The Beauceron, also known as Berger de Beauce and Bas Rouge, is the largest of the French sheepdogs and was developed solely in France with no foreign crosses. The Beauceron is closely related to the longhaired Briard or Berger de Brie.

Today, the breed is still utilized as a herding dog, working both sheep and cattle, but is also used as a personal protection dog, for tracking, police and military service and Search and Rescue. Looking for a true athlete with a steady disposition, uncanny ability to focus on the task at hand, agility and obedience enthusiasts in Europe and in the United States have successfully turned to the Beauceron as a competition partner.

General Appearance

The Beauceron is an old and distinct French breed of herding dog, developed solely in France with no foreign crosses. Dogs were bred and selected for their aptitude to herd and guard large flocks of sheep as well as for their structure and endurance. Beaucerons were used to move herds of 200 to 300 head traveling up to 50 miles per day without showing signs of exhaustion. The ideal Beauceron is a well-balanced, solid dog of good height, well-muscled without heaviness or coarseness. The whole conformation gives the impression of depth and solidity without bulkiness, exhibiting the strength, endurance and agility required of the herding dog. He is alert and energetic with a noble carriage. A formidable dog with a frank and unwavering expression, he demands respect wherever he goes. Dogs are characteristically larger throughout with a larger frame and heavier bone than bitches. Bitches are distinctly feminine, but without weakness in substance or structure. The Beauceron should be discerning and confident. He is a dog with spirit and initiative, wise and fearless with no trace of timidity. Intelligent, easily trained, faithful, gentle and obedient. The Beauceron possesses an excellent memory and an ardent desire to please his master. He retains a high degree of his inherited instinct to guard home and master. Although he can be reserved with strangers, he is loving and loyal to those he knows. Some will display a certain independence. He should be easily approached without showing signs of fear.


The Beauceron is a dog of substance, is an active and serious working dog, with exceptional endurance, keen intelligence and obedience. Loyal and strongly devoted to his master, he is also a faithful family companion. Since the Beauceron has a well developed guarding instinct and is naturally distrusting of strangers, he lends himself well as a protector of house and home. His build, bearing, frank and unwavering expression demand respect wherever he goes.

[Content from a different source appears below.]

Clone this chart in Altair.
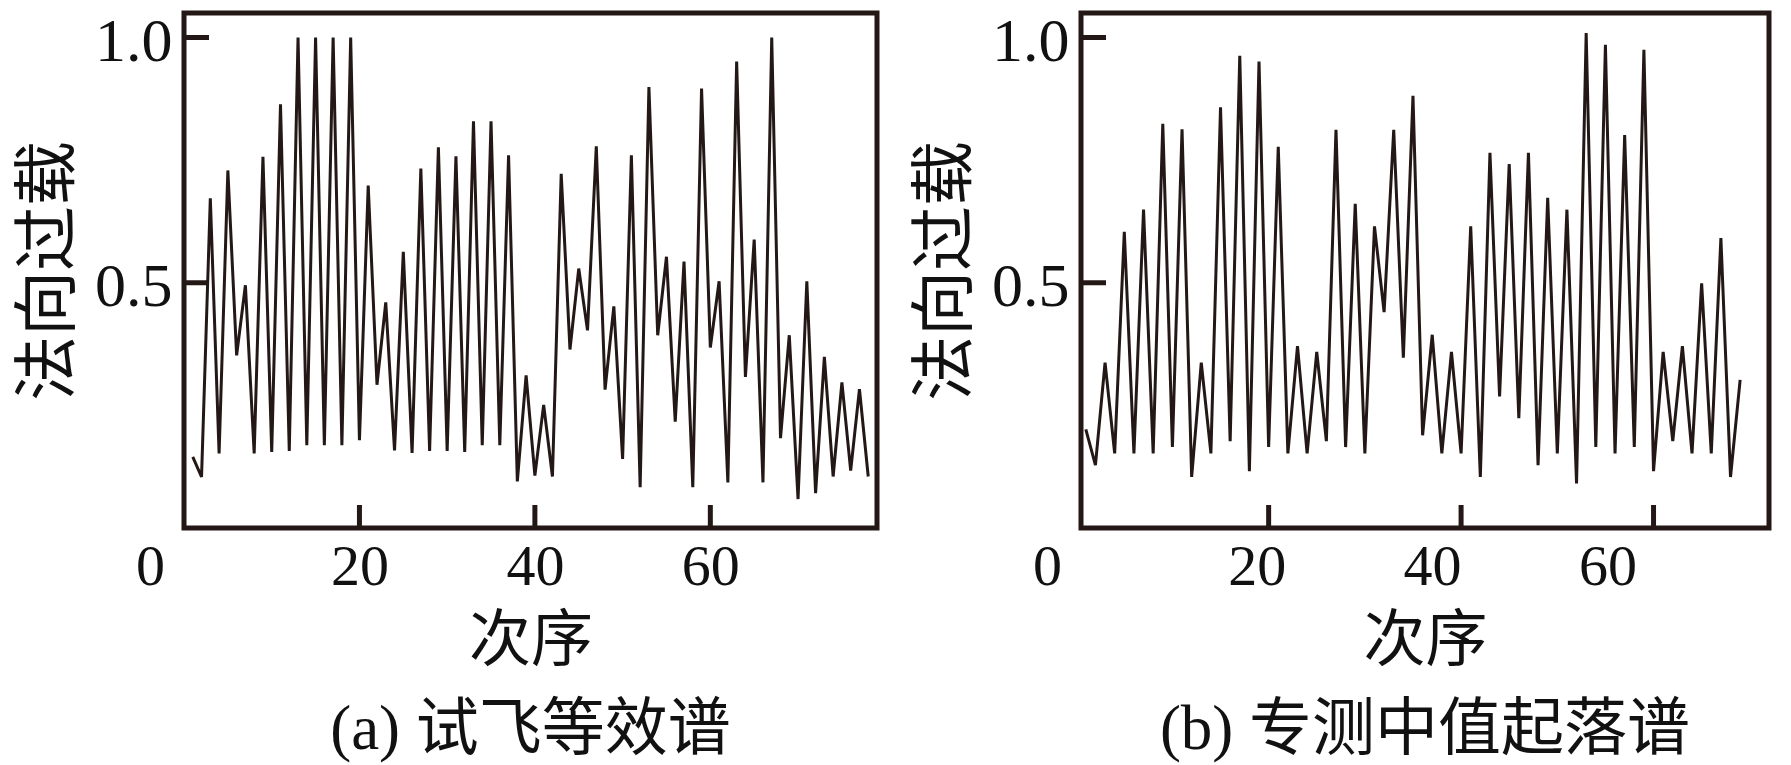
import altair as alt
import pandas as pd

# ---- data ----
left_vals = [0.145, 0.104, 0.672, 0.152, 0.729, 0.352, 0.495, 0.152, 0.757, 0.155,
             0.864, 0.157, 1.000, 0.169, 1.000, 0.169, 1.000, 0.169, 1.000, 0.179,
             0.698, 0.292, 0.460, 0.158, 0.563, 0.153, 0.733, 0.157, 0.776, 0.157,
             0.758, 0.155, 0.829, 0.169, 0.829, 0.169, 0.760, 0.095, 0.311, 0.107,
             0.251, 0.105, 0.722, 0.364, 0.529, 0.403, 0.778, 0.282, 0.452, 0.141,
             0.760, 0.083, 0.899, 0.393, 0.553, 0.217, 0.543, 0.083, 0.896, 0.368,
             0.503, 0.093, 0.951, 0.308, 0.588, 0.093, 1.000, 0.183, 0.393, 0.059,
             0.503, 0.071, 0.349, 0.105, 0.297, 0.117, 0.283, 0.105]
right_vals = [0.201, 0.128, 0.337, 0.152, 0.604, 0.152, 0.649, 0.152, 0.824, 0.165,
              0.813, 0.104, 0.337, 0.152, 0.858, 0.177, 0.963, 0.116, 0.951, 0.165,
              0.777, 0.152, 0.371, 0.152, 0.359, 0.177, 0.812, 0.165, 0.661, 0.152,
              0.615, 0.440, 0.812, 0.347, 0.881, 0.189, 0.394, 0.152, 0.359, 0.152,
              0.615, 0.104, 0.765, 0.268, 0.742, 0.224, 0.765, 0.128, 0.673, 0.152,
              0.649, 0.091, 1.009, 0.165, 0.985, 0.152, 0.801, 0.165, 0.975, 0.116,
              0.359, 0.177, 0.371, 0.152, 0.499, 0.152, 0.591, 0.104, 0.302]
left_x = list(range(1, len(left_vals) + 1))
right_x = list(range(1, len(right_vals) + 1))

x_tick_values = [20, 40, 60]
y_tick_values = [0.5, 1.0]
y_title = "法向过载"
x_title = "次序"
captions = ["(a) 试飞等效谱", "(b) 专测中值起落谱"]

INK = "#231815"
TXT = "#111111"
NUM_FONT = "Liberation Serif"
CJK_FONT = "Noto Sans CJK SC"
MIX_FONT = "Liberation Serif, Noto Sans CJK SC"
Y_DOMAIN = [0, 1.05]
H = 515


def offset_rule(values, offsets):
    # per-label horizontal shift of the x tick labels (style only)
    conds = [{"test": f"datum.value === {v}", "value": o}
             for v, o in zip(values, offsets) if o != 0]
    return {"condition": conds, "value": 0}


def panel(vals, xs, width, x_domain, label_offsets, caption):
    df = pd.DataFrame({"i": xs, "v": vals})
    yscale = alt.Scale(domain=Y_DOMAIN, nice=False, zero=False)
    xscale = alt.Scale(domain=x_domain, nice=False, zero=False)
    label_values = [x_domain[0]] + x_tick_values

    x_axis = alt.Axis(
        values=label_values, labelExpr="datum.value < 1 ? '0' : format(datum.value, 'd')",
        ticks=False, tickSize=0, domain=False, grid=False,
        labelFont=NUM_FONT, labelFontSize=58, labelColor=TXT,
        labelPadding=10, labelFlush=False, labelOverlap=False,
        labelOffset=offset_rule(label_values, label_offsets),
        title=x_title, titleFont=CJK_FONT, titleFontSize=62,
        titleFontWeight="normal", titleColor=TXT,
        titleY=113, titleBaseline="middle")
    y_axis = alt.Axis(
        values=y_tick_values, format=".1f", ticks=False, tickSize=0,
        domain=False, grid=False, labelFont=NUM_FONT, labelFontSize=62,
        labelColor=TXT, labelPadding=12, labelBaseline="top", labelOffset=-26,
        title=y_title, titleFont=CJK_FONT, titleFontSize=65,
        titleFontWeight="normal", titleColor=TXT, titleAngle=270,
        titleX=-136, titleY=H / 2, titleBaseline="middle", titleAlign="center")

    line = alt.Chart(df).mark_line(color=INK, strokeWidth=3).encode(
        x=alt.X("i:Q", scale=xscale, axis=x_axis),
        y=alt.Y("v:Q", scale=yscale, axis=y_axis),
    )

    yticks = alt.Chart(pd.DataFrame({"t": y_tick_values})).mark_rule(
        color=INK, strokeWidth=5).encode(
        y=alt.Y("t:Q", scale=yscale, axis=y_axis),
        x=alt.value(0), x2=alt.value(25))

    xticks = alt.Chart(pd.DataFrame({"t": x_tick_values})).mark_rule(
        color=INK, strokeWidth=5).encode(
        x=alt.X("t:Q", scale=xscale, axis=x_axis),
        y=alt.value(H), y2=alt.value(H - 23))

    return alt.layer(line, yticks, xticks).properties(
        width=width, height=H,
        title=alt.TitleParams(caption, orient="bottom", anchor="middle",
                              font=MIX_FONT, fontSize=63, fontWeight="normal",
                              color=TXT, offset=27))


left = panel(left_vals, left_x, 693, [0, 79], [-34, 0, 0, 0], captions[0])
right = panel(right_vals, right_x, 688, [0.5, 72], [-34, -12, -29, -46], captions[1])

chart = alt.hconcat(left, right, spacing=30).properties(
    padding={"left": 5, "top": 0, "right": 5, "bottom": 0}
).configure_view(stroke=INK, strokeWidth=5)

chart.save("out.html", embed_options={"renderer": "svg", "actions": False})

The French writer Colette was a devotee of the breed and labeled the Beauceron “the country gentleman”. She described them as “affectionate, playful, superb with children, absolutely and deeply attached to their masters. But at the same time, there is something mysterious about a Beauceron. They are like some people who don’t talk much but have a strong presence. They have a dimension, a depth, I have not found in other dogs.” This is the essence of the Beauceron, then and now.


Males 25½ to 27½ inches; bitches 24 to 26½ inches at the withers.


Black and Tan: The black is very pure; the tan markings are squirrel red; the markings are: dots above the eyes; on the sides of the muzzle, fading off on the cheeks, never reaching the underside of the ears; two spots on the chest are preferred to a breastplate; on the throat; under the tail; on the legs the markings extend from the feet to the pasterns, progressively lessening, though never covering more than 1/3 of the leg, rising slightly higher on the inside of the leg. Some white hairs on the chest are tolerated.

Gray, Black and Tan (Harlequin): Black and Tan base color with a pattern of blue-gray patches distributed evenly over the body and balanced with the base color, sometimes with a predominance of black.